**WHAT THE TASK REQUIRES**. Reproduce the listing word for word, leaving every picture behind.

• • • • • • •

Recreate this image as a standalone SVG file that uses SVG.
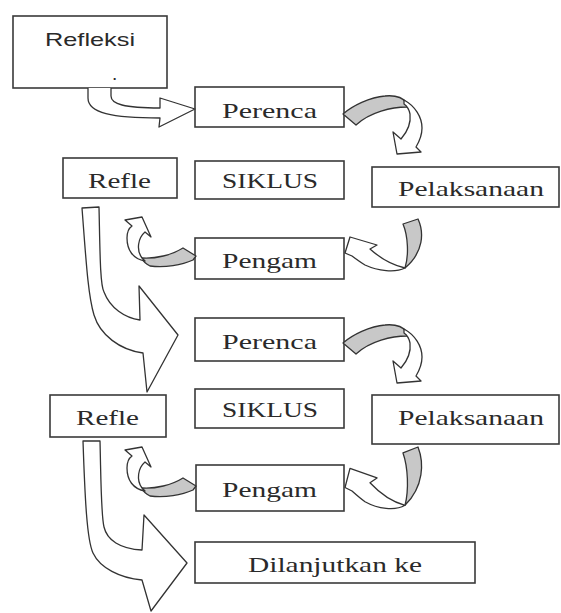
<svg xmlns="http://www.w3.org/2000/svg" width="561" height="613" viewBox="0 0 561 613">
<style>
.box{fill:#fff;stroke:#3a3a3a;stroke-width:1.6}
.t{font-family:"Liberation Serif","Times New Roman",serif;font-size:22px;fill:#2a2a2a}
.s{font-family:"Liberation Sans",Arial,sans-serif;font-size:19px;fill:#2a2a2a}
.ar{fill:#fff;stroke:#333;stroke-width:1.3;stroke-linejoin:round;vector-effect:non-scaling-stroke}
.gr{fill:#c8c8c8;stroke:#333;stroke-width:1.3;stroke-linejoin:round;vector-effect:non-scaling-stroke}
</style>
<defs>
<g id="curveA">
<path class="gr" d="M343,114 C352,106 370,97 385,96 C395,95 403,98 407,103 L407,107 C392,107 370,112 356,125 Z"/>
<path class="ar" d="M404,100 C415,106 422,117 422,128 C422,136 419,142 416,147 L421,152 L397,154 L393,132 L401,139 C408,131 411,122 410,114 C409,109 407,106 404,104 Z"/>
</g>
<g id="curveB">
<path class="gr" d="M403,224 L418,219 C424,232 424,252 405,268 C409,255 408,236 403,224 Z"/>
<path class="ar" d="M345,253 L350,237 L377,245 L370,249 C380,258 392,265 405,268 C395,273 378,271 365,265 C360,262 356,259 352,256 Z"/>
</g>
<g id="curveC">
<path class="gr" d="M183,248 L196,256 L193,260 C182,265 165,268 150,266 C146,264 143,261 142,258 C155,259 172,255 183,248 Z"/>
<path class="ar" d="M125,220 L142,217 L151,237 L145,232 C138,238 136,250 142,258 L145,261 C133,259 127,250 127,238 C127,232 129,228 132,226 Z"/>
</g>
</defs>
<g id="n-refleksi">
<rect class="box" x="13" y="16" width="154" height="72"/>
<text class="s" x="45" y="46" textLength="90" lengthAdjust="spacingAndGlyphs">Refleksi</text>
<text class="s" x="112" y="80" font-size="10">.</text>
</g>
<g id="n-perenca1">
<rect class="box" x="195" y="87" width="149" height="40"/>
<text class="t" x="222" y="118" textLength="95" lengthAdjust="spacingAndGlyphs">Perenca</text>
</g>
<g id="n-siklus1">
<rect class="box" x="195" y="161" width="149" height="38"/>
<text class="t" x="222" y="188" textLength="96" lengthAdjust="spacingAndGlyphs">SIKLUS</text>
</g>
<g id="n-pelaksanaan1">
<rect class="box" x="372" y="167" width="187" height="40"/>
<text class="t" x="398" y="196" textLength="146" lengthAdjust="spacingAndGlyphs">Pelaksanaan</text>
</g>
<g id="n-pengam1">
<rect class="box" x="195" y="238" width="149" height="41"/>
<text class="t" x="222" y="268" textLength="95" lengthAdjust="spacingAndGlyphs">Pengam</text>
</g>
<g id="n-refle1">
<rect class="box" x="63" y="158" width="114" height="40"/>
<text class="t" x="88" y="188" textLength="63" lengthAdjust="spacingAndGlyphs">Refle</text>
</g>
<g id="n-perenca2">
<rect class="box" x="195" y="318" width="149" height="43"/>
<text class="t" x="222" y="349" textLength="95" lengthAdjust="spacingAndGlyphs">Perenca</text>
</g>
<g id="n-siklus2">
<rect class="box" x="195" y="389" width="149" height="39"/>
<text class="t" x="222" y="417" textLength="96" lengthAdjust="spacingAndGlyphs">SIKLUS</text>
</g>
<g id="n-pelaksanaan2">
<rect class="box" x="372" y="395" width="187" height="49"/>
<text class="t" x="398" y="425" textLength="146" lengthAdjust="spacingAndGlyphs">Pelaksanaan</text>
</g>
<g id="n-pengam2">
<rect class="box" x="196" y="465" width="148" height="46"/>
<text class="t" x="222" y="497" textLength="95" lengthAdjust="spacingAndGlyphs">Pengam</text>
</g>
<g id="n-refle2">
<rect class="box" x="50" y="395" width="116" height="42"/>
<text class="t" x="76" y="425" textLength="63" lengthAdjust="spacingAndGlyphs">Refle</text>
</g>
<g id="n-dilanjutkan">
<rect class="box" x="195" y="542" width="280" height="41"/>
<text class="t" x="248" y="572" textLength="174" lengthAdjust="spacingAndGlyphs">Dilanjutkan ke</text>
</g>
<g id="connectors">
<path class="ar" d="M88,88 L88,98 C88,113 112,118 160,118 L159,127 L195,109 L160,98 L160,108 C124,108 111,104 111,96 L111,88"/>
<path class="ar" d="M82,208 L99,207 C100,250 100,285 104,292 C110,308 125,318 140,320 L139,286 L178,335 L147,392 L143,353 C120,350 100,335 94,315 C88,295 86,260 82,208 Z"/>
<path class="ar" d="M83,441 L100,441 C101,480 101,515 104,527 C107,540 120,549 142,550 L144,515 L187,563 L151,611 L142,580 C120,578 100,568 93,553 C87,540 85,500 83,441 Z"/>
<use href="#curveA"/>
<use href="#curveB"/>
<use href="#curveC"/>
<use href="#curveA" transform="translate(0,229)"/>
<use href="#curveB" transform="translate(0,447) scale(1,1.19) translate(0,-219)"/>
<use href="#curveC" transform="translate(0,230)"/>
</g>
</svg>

• • • • • • •

**THE ANSWER**.
Recreate this image as a standalone SVG file that uses SVG.
<svg xmlns="http://www.w3.org/2000/svg" width="561" height="613" viewBox="0 0 561 613">
<style>
.box{fill:#fff;stroke:#3a3a3a;stroke-width:1.6}
.t{font-family:"Liberation Serif","Times New Roman",serif;font-size:22px;fill:#2a2a2a}
.s{font-family:"Liberation Sans",Arial,sans-serif;font-size:19px;fill:#2a2a2a}
.ar{fill:#fff;stroke:#333;stroke-width:1.3;stroke-linejoin:round;vector-effect:non-scaling-stroke}
.gr{fill:#c8c8c8;stroke:#333;stroke-width:1.3;stroke-linejoin:round;vector-effect:non-scaling-stroke}
</style>
<defs>
<g id="curveA">
<path class="gr" d="M343,114 C352,106 370,97 385,96 C395,95 403,98 407,103 L407,107 C392,107 370,112 356,125 Z"/>
<path class="ar" d="M404,100 C415,106 422,117 422,128 C422,136 419,142 416,147 L421,152 L397,154 L393,132 L401,139 C408,131 411,122 410,114 C409,109 407,106 404,104 Z"/>
</g>
<g id="curveB">
<path class="gr" d="M403,224 L418,219 C424,232 424,252 405,268 C409,255 408,236 403,224 Z"/>
<path class="ar" d="M345,253 L350,237 L377,245 L370,249 C380,258 392,265 405,268 C395,273 378,271 365,265 C360,262 356,259 352,256 Z"/>
</g>
<g id="curveC">
<path class="gr" d="M183,248 L196,256 L193,260 C182,265 165,268 150,266 C146,264 143,261 142,258 C155,259 172,255 183,248 Z"/>
<path class="ar" d="M125,220 L142,217 L151,237 L145,232 C138,238 136,250 142,258 L145,261 C133,259 127,250 127,238 C127,232 129,228 132,226 Z"/>
</g>
</defs>
<g id="n-refleksi">
<rect class="box" x="13" y="16" width="154" height="72"/>
<text class="s" x="45" y="46" textLength="90" lengthAdjust="spacingAndGlyphs">Refleksi</text>
<text class="s" x="112" y="80" font-size="10">.</text>
</g>
<g id="n-perenca1">
<rect class="box" x="195" y="87" width="149" height="40"/>
<text class="t" x="222" y="118" textLength="95" lengthAdjust="spacingAndGlyphs">Perenca</text>
</g>
<g id="n-siklus1">
<rect class="box" x="195" y="161" width="149" height="38"/>
<text class="t" x="222" y="188" textLength="96" lengthAdjust="spacingAndGlyphs">SIKLUS</text>
</g>
<g id="n-pelaksanaan1">
<rect class="box" x="372" y="167" width="187" height="40"/>
<text class="t" x="398" y="196" textLength="146" lengthAdjust="spacingAndGlyphs">Pelaksanaan</text>
</g>
<g id="n-pengam1">
<rect class="box" x="195" y="238" width="149" height="41"/>
<text class="t" x="222" y="268" textLength="95" lengthAdjust="spacingAndGlyphs">Pengam</text>
</g>
<g id="n-refle1">
<rect class="box" x="63" y="158" width="114" height="40"/>
<text class="t" x="88" y="188" textLength="63" lengthAdjust="spacingAndGlyphs">Refle</text>
</g>
<g id="n-perenca2">
<rect class="box" x="195" y="318" width="149" height="43"/>
<text class="t" x="222" y="349" textLength="95" lengthAdjust="spacingAndGlyphs">Perenca</text>
</g>
<g id="n-siklus2">
<rect class="box" x="195" y="389" width="149" height="39"/>
<text class="t" x="222" y="417" textLength="96" lengthAdjust="spacingAndGlyphs">SIKLUS</text>
</g>
<g id="n-pelaksanaan2">
<rect class="box" x="372" y="395" width="187" height="49"/>
<text class="t" x="398" y="425" textLength="146" lengthAdjust="spacingAndGlyphs">Pelaksanaan</text>
</g>
<g id="n-pengam2">
<rect class="box" x="196" y="465" width="148" height="46"/>
<text class="t" x="222" y="497" textLength="95" lengthAdjust="spacingAndGlyphs">Pengam</text>
</g>
<g id="n-refle2">
<rect class="box" x="50" y="395" width="116" height="42"/>
<text class="t" x="76" y="425" textLength="63" lengthAdjust="spacingAndGlyphs">Refle</text>
</g>
<g id="n-dilanjutkan">
<rect class="box" x="195" y="542" width="280" height="41"/>
<text class="t" x="248" y="572" textLength="174" lengthAdjust="spacingAndGlyphs">Dilanjutkan ke</text>
</g>
<g id="connectors">
<path class="ar" d="M88,88 L88,98 C88,113 112,118 160,118 L159,127 L195,109 L160,98 L160,108 C124,108 111,104 111,96 L111,88"/>
<path class="ar" d="M82,208 L99,207 C100,250 100,285 104,292 C110,308 125,318 140,320 L139,286 L178,335 L147,392 L143,353 C120,350 100,335 94,315 C88,295 86,260 82,208 Z"/>
<path class="ar" d="M83,441 L100,441 C101,480 101,515 104,527 C107,540 120,549 142,550 L144,515 L187,563 L151,611 L142,580 C120,578 100,568 93,553 C87,540 85,500 83,441 Z"/>
<use href="#curveA"/>
<use href="#curveB"/>
<use href="#curveC"/>
<use href="#curveA" transform="translate(0,229)"/>
<use href="#curveB" transform="translate(0,447) scale(1,1.19) translate(0,-219)"/>
<use href="#curveC" transform="translate(0,230)"/>
</g>
</svg>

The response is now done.